However, more recent uses of actor-network theory, sometimes referred to as after ANT are cautious of the use of actor-network theory to justify managerialist interpretations of actor-networks (Hanseth et al., 2006; Stanforth, 2007). These authors see actor-networks as being much more complicated than earlier information systems researchers did and challenge the idea that the actor-networks can be controlled in this way. The stages of translation and Obligatory Passage Point are used by some of the researchers discussed in later sections of this paper but are not included in our graphical syntax as we do not consider them to be essential aspects of actor-network theory as it is used now.

Further concepts (corollaries)

Cost and risk of alliances

The concept of irreduction states that any entity can be allied with any other entity 'provided that the proper labour is done' (Harman, 2009, p. 18). Translation, and its resulting alliance, is costly. But translation is also risky (as is any negotiation). Each actor has its own set of terms and conditions for an alliance. Actors can resist alliance or enter into an alliance in bad faith (Ramiller and Wagner, 2009). There is always compromise and hence the need for negotiation.
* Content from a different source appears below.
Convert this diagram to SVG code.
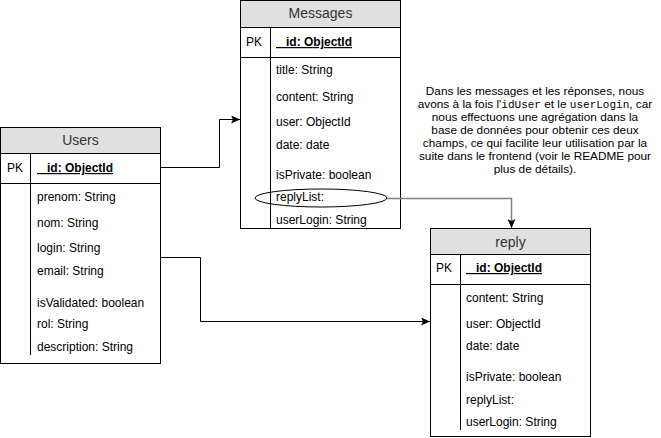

An actor's reality is not hidden but is clearly exposed in its alliances with other actors. Should one alliance change only slightly (and alliances shift constantly) the actor can be considered to be a different one. For example, once cell phone records started to be used by crime investigators (a new alliance between technology and a new actor) to prove the physical location of a suspect at a particular time, the cell phone actor and database of calls is reinvented as a somewhat different technology even though it is doing nothing new. An actor is a single snapshot amidst continuous change. So if an actor's identity changes as a result of a minor change in alliance, how is it possible for an actor to maintain some semblance of sustained identity? How do we know, for example, that the World Wide Web stays the World Wide Web despite a myriad of changes it undergoes, such as new blogs being created and old ones growing stagnant? Durability is the result of the strength of the alliances between the actors in that network. Wikipedia can only endure as Wikipedia as long as a very specific set of alliances with other actors are maintained: the technical infrastructure must remain operational, the funds supporting the endeavour must not run dry, the community should continue to contribute to its base of articles, the credibility of its sources should remain high enough to ensure public use, and so forth. Should any of those alliances grow too weak, Wikipedia might cease to be Wikipedia.

Black boxes

A black box is a well-established network of allied actors that is so strong that the assemblage is counted as only one actor. A personal computer, for example, is a black box. It is a complex assemblage of strongly allied actors, including RAM, a CPU, hard disk drives and a motherboard, all acting together to ensure the functioning of the computer as a whole. These actors act so well together that they are taken for granted by the end user.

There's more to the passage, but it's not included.